La manifestazione è immediatamente annullata. In molti, però, rifiutano di tornarsene a casa. Avevano sognato di combattere Hitler a suon di medaglie e traguardi: lo faranno con il fucile in mano. Nelle strade della città, vengono innalzate le prime barricate. Saranno necessari tre giorni di battaglia, perché gli operai riescano a sconfiggere l’esercito ribelle: è l’inizio della guerra civile spagnola. Tra i tanti scesi in piazza, quel giorno, c’è anche Wilebaldo Solano: è dirigente della gioventù del Poum, il partito marxista al quale poi aderirà anche George Orwell. Oggi, ha 91 anni: «Ricordo benissimo gli uomini dell’Olimpiade – racconta – si unirono subito a noi. Furono i primi stranieri a farlo: la fondazione delle Brigate internazionali avvenne solo in seguito, circa tre mesi dopo. Scherzando, li prendevamo spesso in giro per l’incredibile casualità del loro provvidenziale intervento. Li soprannominammo i turisti rivoluzionari». John Cornford è uno di loro. Ventenne, è arrivato a Barcellona da giornalista: doveva scrivere corrispondenze sportive. Quando può, compone anche versi. Si arruola nelle milizie trotzkiste: morirà combattendo sul fronte di Cordòba, il 28 dicembre del 1936. Tanti seguono il suo esempio. Gli ebrei della società sportiva Hapoel, di Tel Aviv, aderiscono in massa alla milizia repubblicana. Molti italiani, invece, si uniscono agli anarchici. Il loro comandante si chiama Nicola Menna: assieme, formeranno un intero battaglione, il «Battallon de la Muèrte». Solo pochi riusciranno a salvarsi.

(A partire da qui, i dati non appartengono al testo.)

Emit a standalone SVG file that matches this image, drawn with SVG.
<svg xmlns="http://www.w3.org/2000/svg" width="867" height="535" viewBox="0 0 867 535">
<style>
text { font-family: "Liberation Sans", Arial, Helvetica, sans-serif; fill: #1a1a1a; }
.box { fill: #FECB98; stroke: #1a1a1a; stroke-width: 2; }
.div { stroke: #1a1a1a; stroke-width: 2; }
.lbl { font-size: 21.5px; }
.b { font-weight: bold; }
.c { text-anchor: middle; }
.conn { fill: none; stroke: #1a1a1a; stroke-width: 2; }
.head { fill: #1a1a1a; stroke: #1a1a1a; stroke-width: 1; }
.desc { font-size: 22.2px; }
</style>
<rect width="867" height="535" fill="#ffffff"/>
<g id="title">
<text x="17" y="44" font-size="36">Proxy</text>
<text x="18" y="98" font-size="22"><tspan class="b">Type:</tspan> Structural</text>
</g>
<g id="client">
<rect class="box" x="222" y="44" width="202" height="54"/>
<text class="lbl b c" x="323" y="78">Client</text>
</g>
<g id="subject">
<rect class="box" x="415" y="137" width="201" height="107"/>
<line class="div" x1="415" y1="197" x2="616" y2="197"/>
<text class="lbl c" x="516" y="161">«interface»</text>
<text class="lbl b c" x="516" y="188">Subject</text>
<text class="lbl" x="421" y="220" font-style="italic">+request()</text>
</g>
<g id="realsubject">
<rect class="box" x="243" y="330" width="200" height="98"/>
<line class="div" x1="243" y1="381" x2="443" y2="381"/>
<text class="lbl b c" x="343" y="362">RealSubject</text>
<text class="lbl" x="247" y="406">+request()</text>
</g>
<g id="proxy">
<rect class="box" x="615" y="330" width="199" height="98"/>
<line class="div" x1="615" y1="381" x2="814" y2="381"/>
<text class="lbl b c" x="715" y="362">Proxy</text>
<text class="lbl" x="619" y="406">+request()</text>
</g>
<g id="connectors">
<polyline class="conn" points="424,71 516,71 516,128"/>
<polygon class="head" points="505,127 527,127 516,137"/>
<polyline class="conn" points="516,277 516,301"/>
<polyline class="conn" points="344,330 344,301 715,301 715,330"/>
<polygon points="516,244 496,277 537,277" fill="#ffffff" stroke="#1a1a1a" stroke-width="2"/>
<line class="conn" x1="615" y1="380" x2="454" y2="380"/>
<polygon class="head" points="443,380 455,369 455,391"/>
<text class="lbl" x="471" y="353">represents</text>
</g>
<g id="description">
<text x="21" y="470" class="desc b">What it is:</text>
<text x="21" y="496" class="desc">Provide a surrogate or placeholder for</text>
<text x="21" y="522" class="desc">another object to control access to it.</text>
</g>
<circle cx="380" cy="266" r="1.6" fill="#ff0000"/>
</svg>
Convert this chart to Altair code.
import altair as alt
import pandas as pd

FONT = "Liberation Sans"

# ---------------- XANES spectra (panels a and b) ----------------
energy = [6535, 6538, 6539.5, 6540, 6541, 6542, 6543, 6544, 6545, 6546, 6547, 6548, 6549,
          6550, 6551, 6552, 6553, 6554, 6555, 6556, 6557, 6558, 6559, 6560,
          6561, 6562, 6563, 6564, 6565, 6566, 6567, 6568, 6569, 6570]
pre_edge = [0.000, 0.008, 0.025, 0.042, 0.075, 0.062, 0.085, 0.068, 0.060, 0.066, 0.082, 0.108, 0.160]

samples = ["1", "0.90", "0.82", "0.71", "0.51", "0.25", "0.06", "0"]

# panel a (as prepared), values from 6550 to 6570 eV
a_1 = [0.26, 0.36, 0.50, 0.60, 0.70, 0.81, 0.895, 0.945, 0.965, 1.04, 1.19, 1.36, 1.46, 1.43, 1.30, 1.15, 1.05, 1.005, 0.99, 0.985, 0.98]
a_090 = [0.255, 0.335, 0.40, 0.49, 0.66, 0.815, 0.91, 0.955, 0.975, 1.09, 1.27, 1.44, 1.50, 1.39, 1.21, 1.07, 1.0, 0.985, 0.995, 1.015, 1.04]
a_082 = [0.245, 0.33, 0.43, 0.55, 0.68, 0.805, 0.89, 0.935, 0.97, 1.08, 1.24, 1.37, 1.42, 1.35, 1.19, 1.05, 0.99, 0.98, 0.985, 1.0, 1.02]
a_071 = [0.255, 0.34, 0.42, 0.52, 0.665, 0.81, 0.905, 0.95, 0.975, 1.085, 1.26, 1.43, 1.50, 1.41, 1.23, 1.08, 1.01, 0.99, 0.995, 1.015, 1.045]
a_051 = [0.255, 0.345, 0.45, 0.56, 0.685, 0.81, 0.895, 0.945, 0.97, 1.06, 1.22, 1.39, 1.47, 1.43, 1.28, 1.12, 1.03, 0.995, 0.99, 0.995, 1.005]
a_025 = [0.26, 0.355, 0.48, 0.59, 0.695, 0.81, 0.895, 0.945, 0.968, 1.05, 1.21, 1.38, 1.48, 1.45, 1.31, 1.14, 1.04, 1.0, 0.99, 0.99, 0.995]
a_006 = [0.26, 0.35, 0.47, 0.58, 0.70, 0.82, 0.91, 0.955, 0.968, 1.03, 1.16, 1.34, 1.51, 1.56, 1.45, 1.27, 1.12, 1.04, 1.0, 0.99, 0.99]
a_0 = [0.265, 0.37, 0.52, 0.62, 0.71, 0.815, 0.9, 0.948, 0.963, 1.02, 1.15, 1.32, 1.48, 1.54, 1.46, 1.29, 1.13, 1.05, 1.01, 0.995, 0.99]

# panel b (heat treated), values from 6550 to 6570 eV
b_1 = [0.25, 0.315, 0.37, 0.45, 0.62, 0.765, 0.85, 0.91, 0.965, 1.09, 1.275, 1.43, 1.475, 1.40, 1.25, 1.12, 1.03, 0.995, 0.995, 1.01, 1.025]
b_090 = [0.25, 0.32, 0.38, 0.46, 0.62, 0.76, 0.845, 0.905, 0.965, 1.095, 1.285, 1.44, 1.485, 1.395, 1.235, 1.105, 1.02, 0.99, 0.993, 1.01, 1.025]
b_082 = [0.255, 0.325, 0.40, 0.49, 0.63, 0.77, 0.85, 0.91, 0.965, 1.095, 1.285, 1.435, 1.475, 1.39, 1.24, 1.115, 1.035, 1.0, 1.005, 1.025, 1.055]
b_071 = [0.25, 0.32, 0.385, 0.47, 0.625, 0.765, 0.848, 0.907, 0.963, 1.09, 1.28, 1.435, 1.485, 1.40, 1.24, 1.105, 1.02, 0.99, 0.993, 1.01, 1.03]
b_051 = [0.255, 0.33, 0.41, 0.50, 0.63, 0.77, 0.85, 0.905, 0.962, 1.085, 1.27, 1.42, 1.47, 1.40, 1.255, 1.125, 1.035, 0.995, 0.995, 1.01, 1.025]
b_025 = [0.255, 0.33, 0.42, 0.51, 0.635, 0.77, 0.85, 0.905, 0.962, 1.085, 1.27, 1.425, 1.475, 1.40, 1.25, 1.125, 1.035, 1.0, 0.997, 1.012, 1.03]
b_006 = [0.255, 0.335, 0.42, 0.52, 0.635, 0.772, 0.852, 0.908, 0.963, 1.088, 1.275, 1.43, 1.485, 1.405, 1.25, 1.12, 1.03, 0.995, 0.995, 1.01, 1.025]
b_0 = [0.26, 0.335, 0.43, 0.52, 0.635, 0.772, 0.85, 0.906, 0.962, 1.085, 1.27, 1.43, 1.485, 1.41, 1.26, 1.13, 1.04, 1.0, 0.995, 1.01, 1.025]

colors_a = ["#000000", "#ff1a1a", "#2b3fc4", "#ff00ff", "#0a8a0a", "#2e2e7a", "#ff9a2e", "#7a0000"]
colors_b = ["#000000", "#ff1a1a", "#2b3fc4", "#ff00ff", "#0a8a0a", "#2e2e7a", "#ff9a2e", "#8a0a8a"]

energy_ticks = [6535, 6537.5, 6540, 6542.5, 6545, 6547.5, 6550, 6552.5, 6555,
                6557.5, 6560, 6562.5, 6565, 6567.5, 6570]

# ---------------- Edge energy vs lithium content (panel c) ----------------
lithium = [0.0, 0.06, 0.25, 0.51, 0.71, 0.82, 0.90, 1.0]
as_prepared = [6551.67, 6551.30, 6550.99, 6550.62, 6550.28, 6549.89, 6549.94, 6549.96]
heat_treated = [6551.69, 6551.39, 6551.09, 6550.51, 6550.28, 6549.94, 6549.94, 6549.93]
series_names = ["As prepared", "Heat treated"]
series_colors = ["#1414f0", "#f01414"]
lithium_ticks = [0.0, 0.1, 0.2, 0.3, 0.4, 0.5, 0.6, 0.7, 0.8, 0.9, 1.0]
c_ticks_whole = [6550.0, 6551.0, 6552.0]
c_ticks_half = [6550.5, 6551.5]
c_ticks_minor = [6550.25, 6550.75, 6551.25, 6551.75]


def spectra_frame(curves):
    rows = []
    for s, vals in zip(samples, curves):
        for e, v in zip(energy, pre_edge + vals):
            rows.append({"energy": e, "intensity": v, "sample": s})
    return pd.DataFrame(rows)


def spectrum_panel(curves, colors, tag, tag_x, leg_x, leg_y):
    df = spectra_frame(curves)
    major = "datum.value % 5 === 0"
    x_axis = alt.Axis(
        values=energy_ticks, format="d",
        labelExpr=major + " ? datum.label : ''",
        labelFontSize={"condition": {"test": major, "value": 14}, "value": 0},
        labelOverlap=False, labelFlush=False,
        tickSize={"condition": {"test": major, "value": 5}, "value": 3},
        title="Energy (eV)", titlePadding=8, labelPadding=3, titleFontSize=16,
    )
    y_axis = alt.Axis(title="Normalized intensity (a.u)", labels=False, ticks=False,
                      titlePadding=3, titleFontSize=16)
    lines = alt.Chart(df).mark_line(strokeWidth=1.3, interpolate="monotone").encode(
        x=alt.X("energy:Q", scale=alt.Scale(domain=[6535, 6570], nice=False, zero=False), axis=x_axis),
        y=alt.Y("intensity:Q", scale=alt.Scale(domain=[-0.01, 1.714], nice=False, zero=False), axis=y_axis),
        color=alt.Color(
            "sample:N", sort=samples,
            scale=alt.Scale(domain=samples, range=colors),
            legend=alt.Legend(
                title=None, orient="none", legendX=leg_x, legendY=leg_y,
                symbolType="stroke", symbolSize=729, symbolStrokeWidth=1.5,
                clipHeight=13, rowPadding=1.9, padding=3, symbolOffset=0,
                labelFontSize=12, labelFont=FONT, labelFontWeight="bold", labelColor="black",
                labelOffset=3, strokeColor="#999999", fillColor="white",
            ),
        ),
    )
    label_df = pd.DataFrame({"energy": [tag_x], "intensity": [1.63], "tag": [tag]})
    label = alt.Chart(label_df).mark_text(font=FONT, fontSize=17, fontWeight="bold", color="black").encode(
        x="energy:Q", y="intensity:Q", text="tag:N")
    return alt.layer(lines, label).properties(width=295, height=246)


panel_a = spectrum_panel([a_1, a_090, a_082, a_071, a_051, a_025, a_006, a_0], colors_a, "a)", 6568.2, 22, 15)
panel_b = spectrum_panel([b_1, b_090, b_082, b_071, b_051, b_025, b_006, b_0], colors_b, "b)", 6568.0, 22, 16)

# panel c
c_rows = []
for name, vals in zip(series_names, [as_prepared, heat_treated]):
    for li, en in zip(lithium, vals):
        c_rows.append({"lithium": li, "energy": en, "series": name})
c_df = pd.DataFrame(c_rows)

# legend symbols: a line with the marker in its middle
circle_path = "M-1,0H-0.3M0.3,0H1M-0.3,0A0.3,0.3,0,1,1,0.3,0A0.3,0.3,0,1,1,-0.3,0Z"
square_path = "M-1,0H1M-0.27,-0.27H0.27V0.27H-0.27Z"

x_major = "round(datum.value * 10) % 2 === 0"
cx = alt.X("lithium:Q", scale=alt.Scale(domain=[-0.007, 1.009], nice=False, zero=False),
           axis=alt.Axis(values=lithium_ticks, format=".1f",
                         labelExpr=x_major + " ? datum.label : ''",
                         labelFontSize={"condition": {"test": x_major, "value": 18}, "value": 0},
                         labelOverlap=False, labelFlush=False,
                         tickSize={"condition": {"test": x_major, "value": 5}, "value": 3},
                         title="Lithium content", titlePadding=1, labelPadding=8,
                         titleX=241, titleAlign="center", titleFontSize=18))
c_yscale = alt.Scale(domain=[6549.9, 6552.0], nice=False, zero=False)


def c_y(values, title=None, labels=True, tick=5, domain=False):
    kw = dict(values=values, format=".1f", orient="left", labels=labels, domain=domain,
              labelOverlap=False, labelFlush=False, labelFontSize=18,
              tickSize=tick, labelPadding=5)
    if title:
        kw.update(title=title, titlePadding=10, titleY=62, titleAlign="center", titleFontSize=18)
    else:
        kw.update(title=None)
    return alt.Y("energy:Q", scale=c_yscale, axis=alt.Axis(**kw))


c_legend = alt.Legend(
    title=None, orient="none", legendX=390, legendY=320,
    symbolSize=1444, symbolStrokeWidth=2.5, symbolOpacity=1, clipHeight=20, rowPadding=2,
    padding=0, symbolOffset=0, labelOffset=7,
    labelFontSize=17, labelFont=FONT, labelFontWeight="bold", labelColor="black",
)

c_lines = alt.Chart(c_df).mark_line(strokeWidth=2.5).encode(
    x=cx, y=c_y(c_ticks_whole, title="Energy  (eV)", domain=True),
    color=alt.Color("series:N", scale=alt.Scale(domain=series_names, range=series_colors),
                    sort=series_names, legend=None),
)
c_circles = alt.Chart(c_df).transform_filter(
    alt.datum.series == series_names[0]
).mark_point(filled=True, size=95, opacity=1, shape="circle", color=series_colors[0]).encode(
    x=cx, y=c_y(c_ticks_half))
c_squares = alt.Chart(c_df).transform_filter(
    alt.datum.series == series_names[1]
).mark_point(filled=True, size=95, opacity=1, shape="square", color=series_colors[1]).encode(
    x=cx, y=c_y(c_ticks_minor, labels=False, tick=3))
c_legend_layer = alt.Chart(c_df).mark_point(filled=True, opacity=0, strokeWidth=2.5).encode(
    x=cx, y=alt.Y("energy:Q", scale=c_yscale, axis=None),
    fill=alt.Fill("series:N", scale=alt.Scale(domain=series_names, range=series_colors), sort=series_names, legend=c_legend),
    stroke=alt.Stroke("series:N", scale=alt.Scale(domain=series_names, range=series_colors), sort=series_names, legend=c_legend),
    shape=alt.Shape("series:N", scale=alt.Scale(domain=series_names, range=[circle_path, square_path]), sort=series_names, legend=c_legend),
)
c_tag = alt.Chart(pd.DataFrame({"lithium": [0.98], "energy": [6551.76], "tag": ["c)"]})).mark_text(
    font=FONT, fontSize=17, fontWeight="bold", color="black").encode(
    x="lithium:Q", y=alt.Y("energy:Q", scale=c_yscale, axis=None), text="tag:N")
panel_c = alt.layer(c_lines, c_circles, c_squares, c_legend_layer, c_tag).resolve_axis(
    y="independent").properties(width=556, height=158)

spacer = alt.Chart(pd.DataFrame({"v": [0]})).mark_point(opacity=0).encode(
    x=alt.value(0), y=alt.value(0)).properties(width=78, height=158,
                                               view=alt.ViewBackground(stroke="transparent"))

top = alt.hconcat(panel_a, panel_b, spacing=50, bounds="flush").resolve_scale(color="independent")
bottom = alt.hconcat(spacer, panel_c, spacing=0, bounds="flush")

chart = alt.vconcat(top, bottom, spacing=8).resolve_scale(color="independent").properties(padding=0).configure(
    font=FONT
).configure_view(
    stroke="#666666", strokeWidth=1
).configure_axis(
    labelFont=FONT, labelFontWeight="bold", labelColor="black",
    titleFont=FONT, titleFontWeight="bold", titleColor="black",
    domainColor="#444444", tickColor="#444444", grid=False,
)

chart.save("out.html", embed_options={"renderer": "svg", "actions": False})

Oltre 70 anni sono passati da allora. Molto è stato dimenticato, ed anche gli ultimi testimoni, uno per uno, se ne stanno pian piano andando. Delle Olimpiadi popolari, non resta ormai quasi nulla: poche, rarissime fotografie ingiallite, qualche solitaria nota, in fondo ai libri di scuola, e nulla più. Vecchie storie, forse un poco assurde. Di quando veramente sport faceva rima con libertà, e sui muri, a tutti gli angoli di Barcellona, tre uomini si tendevano la mano, in piedi, all’ombra della stessa bandiera.